I saw it first-hand when a powerful evangelist came to town recently and spoke words of life into several people I knew who were struggling in spiritually draining situations. At first they received his words with joy and there was new fire visible in their eyes, victory in their voices and power in their testimonies. It seemed they were running strong once more. But by even the next morning it was obvious in their phone conversations that they hadn’t been able to hold on to the messages of hope that had been handed to them.

In discussing the matter with my husband shortly thereafter he reminded me of the Parable of the Sower, in which the fate of the Word of God depended on the state of the soul into which it was spoken,  much like seed sown on various types of ground.. Sometimes the words we are given are simply stolen away by the enemy of our souls. At other times they are at first received with joy, but then fail to bear fruit because the hearer has no root and falls away when difficulties arise. Often the cares of life simply choke out that which has been spoken to us.  But occasionally the Word lands in receptive hearts that welcome it, retain it and persevere until it produces the life change they long to see.

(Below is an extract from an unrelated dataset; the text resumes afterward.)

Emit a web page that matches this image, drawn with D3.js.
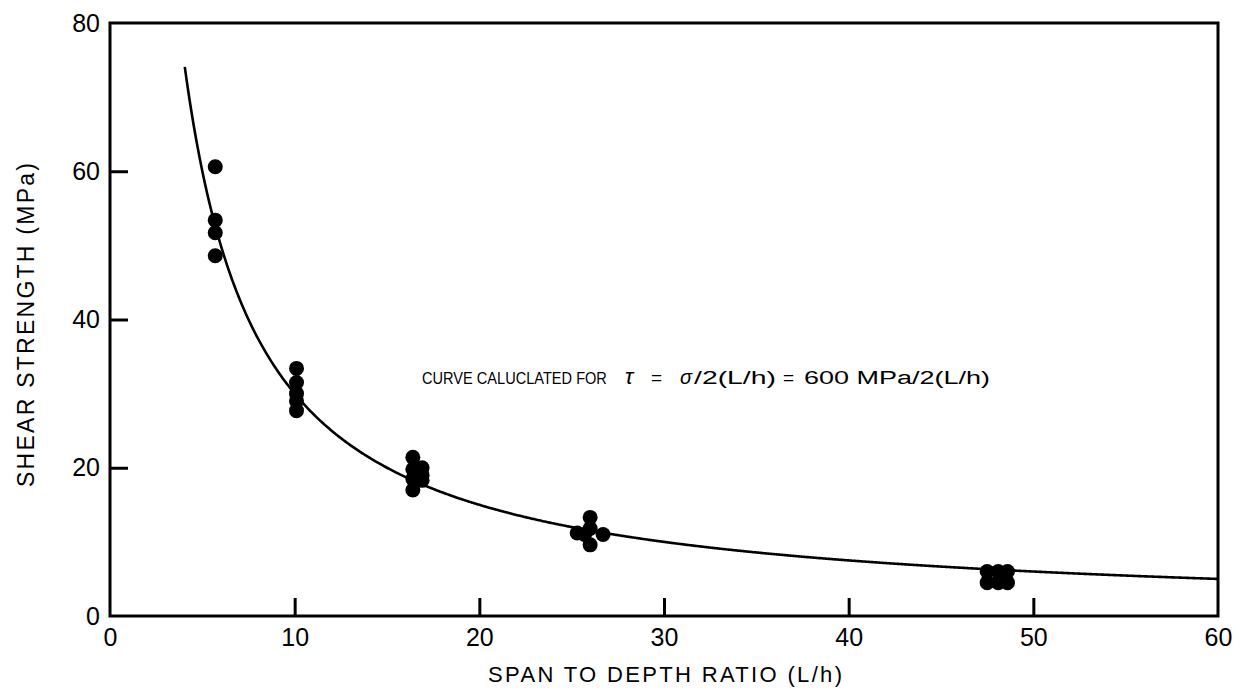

How do we land in that latter group? A lot depends on the value we place on what we are given. To illustrate this point, God had me run into a policeman friend of mine recently. Dressed for duty, he yet took a moment to pull off his hat and show me the picture of his newborn daughter that he’d tucked inside. As I ooh-ed and aah-ed appropriately he asked if I’d seen the story written about him recently in the paper. I remembered that he’d pulled a car over and then had the driver exit the vehicle because he was driving on a suspended license. That’s when the man in the passenger seat suddenly locked the doors and slid over to the driver’s side in an attempt to take off in the car. The policeman lunged through the open window to try and stop the man and was then dragged twenty feet or so before letting go and continuing the chase in his patrol car, eventually arresting the suspect after he exited the vehicle and broke into a home in an attempt to escape.

My friend added a detail that he hadn’t shared with the reporter about his determination to catch the suspect. In his struggle with the man still in the car, his hat fell off his head and tumbled into the vehicle, photo still stuck inside the brim. He was simply not going to allow that man to drive away in the car with it sitting on the front seat!

The officer’s treasure was in his hat; ours is in our hearts. As believers we likewise hold positions of authority in the spiritual realm and should be just as determined to stop the enemy of our souls from stealing away that which we hold most dear.

Newly revived and running strong once more, we now carry the spiritual jumper cables that somebody beside us is soon going to need. It is essential then that we keep our spiritual batteries fully charged, because on any given date we‘d simply hate to show up late for whatever work God has planned for us to do.

 “Simon, Simon, Satan has asked to sift you as wheat. But I have prayed for you, Simon, that your faith may not fail. And when you have turned back, strengthen your brothers.”